=== WRITTEN EXERCISE ===
Would you transcribe the listing that follows, character for character, and omit its images?

=== DATA ===
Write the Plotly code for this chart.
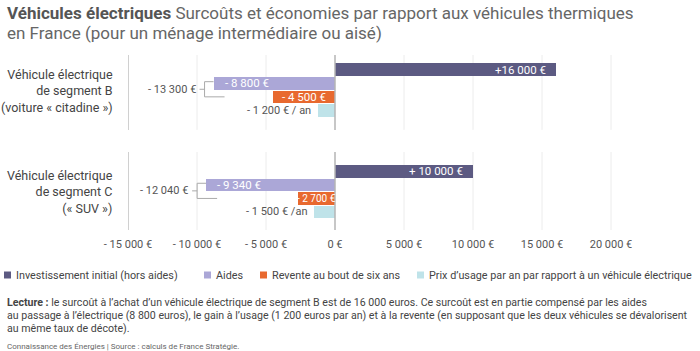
import plotly.graph_objects as go

# ---------------- data ----------------
categories = ["Véhicule électrique<br>de segment B<br>(voiture « citadine »)",
              "Véhicule électrique<br>de segment C<br>(« SUV »)"]
invest = [16000, 10000]
aides = [-8800, -9340]
revente = [-4500, -2700]
usage = [-1200, -1500]
totals = [-13300, -12040]
invest_labels = ["+16 000 €", "+ 10 000 €"]
aides_labels = ["- 8 800 €", "- 9 340 €"]
revente_labels = ["- 4 500 €", "- 2 700 €"]
usage_labels = ["- 1 200 € / an", "- 1 500 € /an"]
total_labels = ["- 13 300 €", "- 12 040 €"]
tick_vals = [-15000, -10000, -5000, 0, 5000, 10000, 15000, 20000]
tick_labels = ["- 15 000 €", "- 10 000 €", "- 5 000 €", "0 €",
               "5 000 €", "10 000 €", "15 000 €", "20 000 €"]
series_names = ["Investissement initial (hors aides)", "Aides",
                "Revente au bout de six ans",
                "Prix d’usage par an par rapport à un véhicule électrique"]

# ---------------- layout constants ----------------
W, H = 700, 351
L, R, T, B = 128, 27, 55, 121
PW, PH = W - L - R, H - T - B
PX_PER_EUR = 0.0138
XR = [-15000, -15000 + PW / PX_PER_EUR]
YR = [11.83, -1.09]
group_base = [0, 7.5]
colors = ["#5c5a82", "#aba7d7", "#e8692f", "#bfe3e9"]
FONT = "Roboto"
TXT = "#444444"


def px(xpix):
    return (xpix - L) / PW


def py(ypix):
    return (T + PH - ypix) / PH


fig = go.Figure()
series = [invest, aides, revente, usage]
for k, vals in enumerate(series):
    fig.add_trace(go.Bar(
        x=vals, y=[g + k for g in group_base], orientation="h",
        width=0.93, marker=dict(color=colors[k], line=dict(width=0)),
        name=series_names[k], showlegend=False, hoverinfo="skip"))

shapes = []
ann = []

# grid segments per row
row_spans = [(-1.09, 4.44), (6.07, 11.83)]
for y0, y1 in row_spans:
    for tv in tick_vals:
        if tv == -15000:
            col, wd = "#d0d0d0", 2
        elif tv == 0:
            col, wd = "#b4b4b4", 1.5
        else:
            col, wd = "#ececec", 1
        shapes.append(dict(type="line", xref="x", yref="y", x0=tv, x1=tv,
                           y0=y0, y1=y1, line=dict(color=col, width=wd),
                           layer="below" if tv != 0 else "above"))

for i in range(2):
    g = group_base[i]
    # invest label
    ann.append(dict(x=invest[i], y=g, xref="x", yref="y", text=invest_labels[i],
                    xanchor="right", xshift=-8, showarrow=False,
                    font=dict(family=FONT, size=11.5, color="white")))
    # aides label
    ann.append(dict(x=aides[i], y=g + 1, xref="x", yref="y", text=aides_labels[i],
                    xanchor="left", xshift=9, showarrow=False,
                    font=dict(family=FONT, size=11.5, color="white")))
    # revente label
    wpx = abs(revente[i]) * PX_PER_EUR
    if wpx > 50:
        ann.append(dict(x=revente[i], y=g + 2, xref="x", yref="y", text=revente_labels[i],
                        xanchor="left", xshift=7, showarrow=False,
                        font=dict(family=FONT, size=11.5, color="white")))
    else:
        ann.append(dict(x=revente[i] / 2, y=g + 2, xref="x", yref="y", text=revente_labels[i],
                        xanchor="center", showarrow=False,
                        font=dict(family=FONT, size=10, color="white")))
    # usage label
    ann.append(dict(x=usage[i], y=g + 3, xref="x", yref="y", text=usage_labels[i],
                    xanchor="right", xshift=-5, showarrow=False,
                    font=dict(family=FONT, size=11, color="#555555")))
    # bracket
    ytop, ybot = g + 0.88, g + 2
    ymid = (ytop + ybot) / 2
    bc = dict(color="#aaaaaa", width=1)
    for (x0, x1, y0, y1) in [(-9, -9, ytop, ybot), (-9, 0, ytop, ytop),
                             (-9, 11, ybot, ybot), (-14, -9, ymid, ymid)]:
        shapes.append(dict(type="line", xref="x", yref="y", xsizemode="pixel",
                           xanchor=aides[i], x0=x0, x1=x1, y0=y0, y1=y1, line=bc))
    ann.append(dict(x=aides[i], y=ymid, xref="x", yref="y", text=total_labels[i],
                    xanchor="right", xshift=-16, showarrow=False,
                    font=dict(family=FONT, size=11, color="#555555")))
    # category label
    ann.append(dict(x=px(115), y=g + 1.56, xref="paper", yref="y", text=categories[i],
                    xanchor="right", align="right", showarrow=False,
                    font=dict(family=FONT, size=12.5, color=TXT)))

# title
ann.append(dict(x=px(5), y=py(13), xref="paper", yref="paper", xanchor="left", yanchor="middle",
                text="<b>Véhicules électriques</b> <span style='color:#666666'>Surcoûts et économies par rapport aux véhicules thermiques</span>",
                showarrow=False, font=dict(family=FONT, size=17, color="#555555")))
ann.append(dict(x=px(5), y=py(33), xref="paper", yref="paper", xanchor="left", yanchor="middle",
                text="en France (pour un ménage intermédiaire ou aisé)",
                showarrow=False, font=dict(family=FONT, size=17, color="#666666")))

# legend
leg_x = [4, 204, 260, 417]
for k in range(4):
    shapes.append(dict(type="rect", xref="paper", yref="paper",
                       x0=px(leg_x[k]), x1=px(leg_x[k] + 7), y0=py(278.5), y1=py(271.5),
                       fillcolor=colors[k], line=dict(width=0)))
    ann.append(dict(x=px(leg_x[k] + 10), y=py(275), xref="paper", yref="paper",
                    xanchor="left", yanchor="middle", text=series_names[k], showarrow=False,
                    font=dict(family=FONT, size=10.8, color=TXT)))

# footnote
foot = ["<b>Lecture :</b> le surcoût à l’achat d’un véhicule électrique de segment B est de 16 000 euros. Ce surcoût est en partie compensé par les aides",
        "au passage à l’électrique (8 800 euros), le gain à l’usage (1 200 euros par an) et à la revente (en supposant que les deux véhicules se dévalorisent",
        "au même taux de décote)."]
for j, line in enumerate(foot):
    ann.append(dict(x=px(5), y=py(302 + 13 * j), xref="paper", yref="paper",
                    xanchor="left", yanchor="middle", text=line, showarrow=False,
                    font=dict(family=FONT, size=10.6, color=TXT)))
ann.append(dict(x=px(5), y=py(346), xref="paper", yref="paper", xanchor="left", yanchor="middle",
                text="Connaissance des Énergies | Source : calculs de France Stratégie.",
                showarrow=False, font=dict(family=FONT, size=8, color="#666666")))

fig.update_layout(
    width=W, height=H, margin=dict(l=L, r=R, t=T, b=B),
    paper_bgcolor="white", plot_bgcolor="white",
    barmode="overlay", bargap=0,
    shapes=shapes, annotations=ann,
    xaxis=dict(range=XR, tickvals=tick_vals, ticktext=tick_labels, showgrid=False,
               zeroline=False, showline=False, ticks="outside", ticklen=4,
               tickcolor="rgba(0,0,0,0)", tickfont=dict(family=FONT, size=11, color="#555555"),
               fixedrange=True),
    yaxis=dict(range=YR, showticklabels=False, showgrid=False, zeroline=False,
               showline=False, fixedrange=True),
    font=dict(family=FONT),
    showlegend=False,
)

fig.write_html("out.html")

=== TASK RESULT ===
Write the Plotly code for this chart.
import plotly.graph_objects as go

# ---------------- data ----------------
categories = ["Véhicule électrique<br>de segment B<br>(voiture « citadine »)",
              "Véhicule électrique<br>de segment C<br>(« SUV »)"]
invest = [16000, 10000]
aides = [-8800, -9340]
revente = [-4500, -2700]
usage = [-1200, -1500]
totals = [-13300, -12040]
invest_labels = ["+16 000 €", "+ 10 000 €"]
aides_labels = ["- 8 800 €", "- 9 340 €"]
revente_labels = ["- 4 500 €", "- 2 700 €"]
usage_labels = ["- 1 200 € / an", "- 1 500 € /an"]
total_labels = ["- 13 300 €", "- 12 040 €"]
tick_vals = [-15000, -10000, -5000, 0, 5000, 10000, 15000, 20000]
tick_labels = ["- 15 000 €", "- 10 000 €", "- 5 000 €", "0 €",
               "5 000 €", "10 000 €", "15 000 €", "20 000 €"]
series_names = ["Investissement initial (hors aides)", "Aides",
                "Revente au bout de six ans",
                "Prix d’usage par an par rapport à un véhicule électrique"]

# ---------------- layout constants ----------------
W, H = 700, 351
L, R, T, B = 128, 27, 55, 121
PW, PH = W - L - R, H - T - B
PX_PER_EUR = 0.0138
XR = [-15000, -15000 + PW / PX_PER_EUR]
YR = [11.83, -1.09]
group_base = [0, 7.5]
colors = ["#5c5a82", "#aba7d7", "#e8692f", "#bfe3e9"]
FONT = "Roboto"
TXT = "#444444"


def px(xpix):
    return (xpix - L) / PW


def py(ypix):
    return (T + PH - ypix) / PH


fig = go.Figure()
series = [invest, aides, revente, usage]
for k, vals in enumerate(series):
    fig.add_trace(go.Bar(
        x=vals, y=[g + k for g in group_base], orientation="h",
        width=0.93, marker=dict(color=colors[k], line=dict(width=0)),
        name=series_names[k], showlegend=False, hoverinfo="skip"))

shapes = []
ann = []

# grid segments per row
row_spans = [(-1.09, 4.44), (6.07, 11.83)]
for y0, y1 in row_spans:
    for tv in tick_vals:
        if tv == -15000:
            col, wd = "#d0d0d0", 2
        elif tv == 0:
            col, wd = "#b4b4b4", 1.5
        else:
            col, wd = "#ececec", 1
        shapes.append(dict(type="line", xref="x", yref="y", x0=tv, x1=tv,
                           y0=y0, y1=y1, line=dict(color=col, width=wd),
                           layer="below" if tv != 0 else "above"))

for i in range(2):
    g = group_base[i]
    # invest label
    ann.append(dict(x=invest[i], y=g, xref="x", yref="y", text=invest_labels[i],
                    xanchor="right", xshift=-8, showarrow=False,
                    font=dict(family=FONT, size=11.5, color="white")))
    # aides label
    ann.append(dict(x=aides[i], y=g + 1, xref="x", yref="y", text=aides_labels[i],
                    xanchor="left", xshift=9, showarrow=False,
                    font=dict(family=FONT, size=11.5, color="white")))
    # revente label
    wpx = abs(revente[i]) * PX_PER_EUR
    if wpx > 50:
        ann.append(dict(x=revente[i], y=g + 2, xref="x", yref="y", text=revente_labels[i],
                        xanchor="left", xshift=7, showarrow=False,
                        font=dict(family=FONT, size=11.5, color="white")))
    else:
        ann.append(dict(x=revente[i] / 2, y=g + 2, xref="x", yref="y", text=revente_labels[i],
                        xanchor="center", showarrow=False,
                        font=dict(family=FONT, size=10, color="white")))
    # usage label
    ann.append(dict(x=usage[i], y=g + 3, xref="x", yref="y", text=usage_labels[i],
                    xanchor="right", xshift=-5, showarrow=False,
                    font=dict(family=FONT, size=11, color="#555555")))
    # bracket
    ytop, ybot = g + 0.88, g + 2
    ymid = (ytop + ybot) / 2
    bc = dict(color="#aaaaaa", width=1)
    for (x0, x1, y0, y1) in [(-9, -9, ytop, ybot), (-9, 0, ytop, ytop),
                             (-9, 11, ybot, ybot), (-14, -9, ymid, ymid)]:
        shapes.append(dict(type="line", xref="x", yref="y", xsizemode="pixel",
                           xanchor=aides[i], x0=x0, x1=x1, y0=y0, y1=y1, line=bc))
    ann.append(dict(x=aides[i], y=ymid, xref="x", yref="y", text=total_labels[i],
                    xanchor="right", xshift=-16, showarrow=False,
                    font=dict(family=FONT, size=11, color="#555555")))
    # category label
    ann.append(dict(x=px(115), y=g + 1.56, xref="paper", yref="y", text=categories[i],
                    xanchor="right", align="right", showarrow=False,
                    font=dict(family=FONT, size=12.5, color=TXT)))

# title
ann.append(dict(x=px(5), y=py(13), xref="paper", yref="paper", xanchor="left", yanchor="middle",
                text="<b>Véhicules électriques</b> <span style='color:#666666'>Surcoûts et économies par rapport aux véhicules thermiques</span>",
                showarrow=False, font=dict(family=FONT, size=17, color="#555555")))
ann.append(dict(x=px(5), y=py(33), xref="paper", yref="paper", xanchor="left", yanchor="middle",
                text="en France (pour un ménage intermédiaire ou aisé)",
                showarrow=False, font=dict(family=FONT, size=17, color="#666666")))

# legend
leg_x = [4, 204, 260, 417]
for k in range(4):
    shapes.append(dict(type="rect", xref="paper", yref="paper",
                       x0=px(leg_x[k]), x1=px(leg_x[k] + 7), y0=py(278.5), y1=py(271.5),
                       fillcolor=colors[k], line=dict(width=0)))
    ann.append(dict(x=px(leg_x[k] + 10), y=py(275), xref="paper", yref="paper",
                    xanchor="left", yanchor="middle", text=series_names[k], showarrow=False,
                    font=dict(family=FONT, size=10.8, color=TXT)))

# footnote
foot = ["<b>Lecture :</b> le surcoût à l’achat d’un véhicule électrique de segment B est de 16 000 euros. Ce surcoût est en partie compensé par les aides",
        "au passage à l’électrique (8 800 euros), le gain à l’usage (1 200 euros par an) et à la revente (en supposant que les deux véhicules se dévalorisent",
        "au même taux de décote)."]
for j, line in enumerate(foot):
    ann.append(dict(x=px(5), y=py(302 + 13 * j), xref="paper", yref="paper",
                    xanchor="left", yanchor="middle", text=line, showarrow=False,
                    font=dict(family=FONT, size=10.6, color=TXT)))
ann.append(dict(x=px(5), y=py(346), xref="paper", yref="paper", xanchor="left", yanchor="middle",
                text="Connaissance des Énergies | Source : calculs de France Stratégie.",
                showarrow=False, font=dict(family=FONT, size=8, color="#666666")))

fig.update_layout(
    width=W, height=H, margin=dict(l=L, r=R, t=T, b=B),
    paper_bgcolor="white", plot_bgcolor="white",
    barmode="overlay", bargap=0,
    shapes=shapes, annotations=ann,
    xaxis=dict(range=XR, tickvals=tick_vals, ticktext=tick_labels, showgrid=False,
               zeroline=False, showline=False, ticks="outside", ticklen=4,
               tickcolor="rgba(0,0,0,0)", tickfont=dict(family=FONT, size=11, color="#555555"),
               fixedrange=True),
    yaxis=dict(range=YR, showticklabels=False, showgrid=False, zeroline=False,
               showline=False, fixedrange=True),
    font=dict(family=FONT),
    showlegend=False,
)

fig.write_html("out.html")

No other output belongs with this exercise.